When I hear the phrase oldies but goodies, I always think about music. I remember dancing to the funky sounds of Kool and the Gang, The Temptations, and George Clinton and Parliament-Funkadelic (P-Funk) from the 1970s. I chuckle when I reflect on wearing platform shoes, bell-bottom jeans, and sporting my Soul Train and Don Cornelius style afro. Of course, my polyester leisure suit was a staple for Sunday morning church services. But here’s a new twist to the phrase oldie but goodie and what it means to me.
Check it out.
Sherry suspected that the man she was dating for six months was married. So she asked him. He said, “I’m married, but my wife doesn’t understand me like you do and I’m only staying for the kids.” Sherry dumped him. There was the time Uncle John had too much to drink and caused an argument at a family get-together. The next day he apologized and said, “I was drunk and didn’t know what I was doing.” He was banned from attending any future family gatherings. And then there was the time the police stopped Al for speeding and driving erratically. When they spotted a handgun on the floor of the car, he said, “It isn’t mine and I don’t know how it got there.” He spent the next five years in state prison on a weapons charge. However, my favorite oldie but goodie is when people make it a point to tell me, “Glenn, I’m not a racist! Some of my best friends and co-workers are Black people!” I cringe and shudder when, weeks or months later, I see them at an event wearing a MAGA hat and shirt. Or, even better, they resemble some of the hillbilly rioters that stormed the Capitol in Washington DC on January 6th.

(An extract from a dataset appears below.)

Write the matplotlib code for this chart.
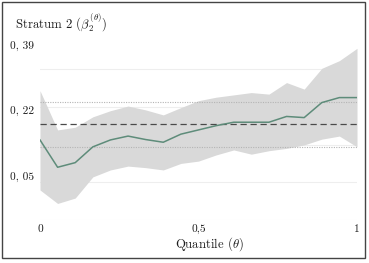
import matplotlib
matplotlib.use("Agg")
import matplotlib.pyplot as plt
import numpy as np
from matplotlib.patches import Rectangle

# quantile grid and estimates for stratum 2
theta = np.linspace(0, 1, 19)
beta = [0.143, 0.072, 0.084, 0.125, 0.143, 0.153, 0.144, 0.137, 0.158, 0.169,
        0.180, 0.189, 0.189, 0.189, 0.204, 0.201, 0.240, 0.253, 0.253]
ci_upper = [0.271, 0.169, 0.176, 0.203, 0.219, 0.231, 0.221, 0.208, 0.227, 0.245,
            0.254, 0.260, 0.266, 0.262, 0.292, 0.275, 0.329, 0.349, 0.381]
ci_lower = [0.013, -0.022, -0.008, 0.047, 0.065, 0.075, 0.071, 0.065, 0.082, 0.088,
            0.104, 0.117, 0.106, 0.115, 0.121, 0.130, 0.145, 0.153, 0.125]

ols_beta = 0.185
ols_ci = [0.1255, 0.241]
grid_vals = [-0.065, 0.034, 0.130, 0.229, 0.327]
yticks = [0.05, 0.22, 0.39]
ytick_labels = ["0, 05", "0, 22", "0, 39"]
xticks = [0, 0.5, 1]
xtick_labels = ["0", "0,5", "1"]

plt.rcParams["font.family"] = "serif"
plt.rcParams["font.serif"] = ["cmr10", "DejaVu Serif"]
plt.rcParams["mathtext.fontset"] = "cm"
plt.rcParams["axes.formatter.use_mathtext"] = True

W, H = 369, 263
fig = plt.figure(figsize=(W / 100, H / 100), dpi=100)
ax = fig.add_axes([40 / W, (H - 220) / H, 317 / W, 180 / H])

for g in grid_vals:
    ax.axhline(g, color="#eeeeee", lw=0.8, zorder=0)

ax.fill_between(theta, ci_lower, ci_upper, color="#d9d9d9", lw=0, zorder=1)
for v in ols_ci:
    ax.axhline(v, color="#b4b4b4", lw=0.8, ls=(0, (1, 1.2)), zorder=2)
ax.axhline(ols_beta, color="#4a4a4a", lw=0.9, ls=(0, (5, 3)), zorder=2)
ax.plot(theta, beta, color="#5e8c7a", lw=1.1, zorder=3)

ax.set_xlim(0, 1)
ax.set_ylim(-0.065, (195 - 40) / 385)
for s in ax.spines.values():
    s.set_visible(False)

ax.set_xticks(xticks)
ax.set_xticklabels(xtick_labels)
ax.set_yticks(yticks)
ax.set_yticklabels(ytick_labels, ha="left")
ax.tick_params(axis="both", length=0, labelsize=8.2, colors="#1e1e1e")
ax.tick_params(axis="y", pad=21.6)
ax.tick_params(axis="x", pad=3)

ax.set_xlabel(r"Quantile ($\theta$)", fontsize=9.2, color="#1e1e1e")
ax.xaxis.set_label_coords(209 / W, 1 - 244 / H, transform=fig.transFigure)
ax.xaxis.label.set_va("center")

fig.text(15 / W, 1 - 22 / H, r"Stratum 2 ($\beta_2^{(\theta)}$)", fontsize=9.2,
         color="#1e1e1e", va="center", ha="left")

fig.patches.append(Rectangle((2 / W, 1 - 258 / H), 363 / W, 256 / H,
                             transform=fig.transFigure, fill=False,
                             edgecolor="#444444", lw=1.0))

fig.savefig("out.png", dpi=100)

It continues to amaze me that old and tired excuses continue to permeate our society. There isn’t much of a melody or toe-tapping incentive in the feeble excuses we use to get ourselves out of trouble. Yet, we are all are guilty of spewing them at times or believing them. It’s akin to another oldie but goodie–seeing and hearing what you want and turning a blind eye and deaf ear to everything else.
For example, I continue to argue with people, mainly ex-co-workers, former classmates, and other poor souls still stuck in a 1970’s brain fart. They believe the beleaguered ex-president is not a narcissist or an avowed bigot! “President Trump did exactly what I hired (voted) him to do and I’ll always support him,” one classmate told me. Another said, “He said he’s not a racist and I totally and completely believe him!”
To that end, I continue to meet people who are so fearful of being alone as they grow older that they selectively believe what they want to. i.e. (My wife/husband doesn’t understand me like you do.) Granted, many people think it makes life easier when you close your eyes to the obvious and revel in a fantasy reality of how you want things to be. Add to the mix people who are so self-absorbed and mired only in things that affect them. They are oblivious to ongoing systemic racism, police brutality, immigration,
wealth disparities, and redlining. Those things don’t directly affect their privileged status, so why should they care about any of it? Ah, another oldie but goodie that folks embrace–“Ignore it and it’ll go away.”
At any rate, while the country continues to rebound collectively and in some cases stumble and sputter forward on several fronts, I’ll continue to enjoy oldies but goodies—the music and not the excuses, and so should you.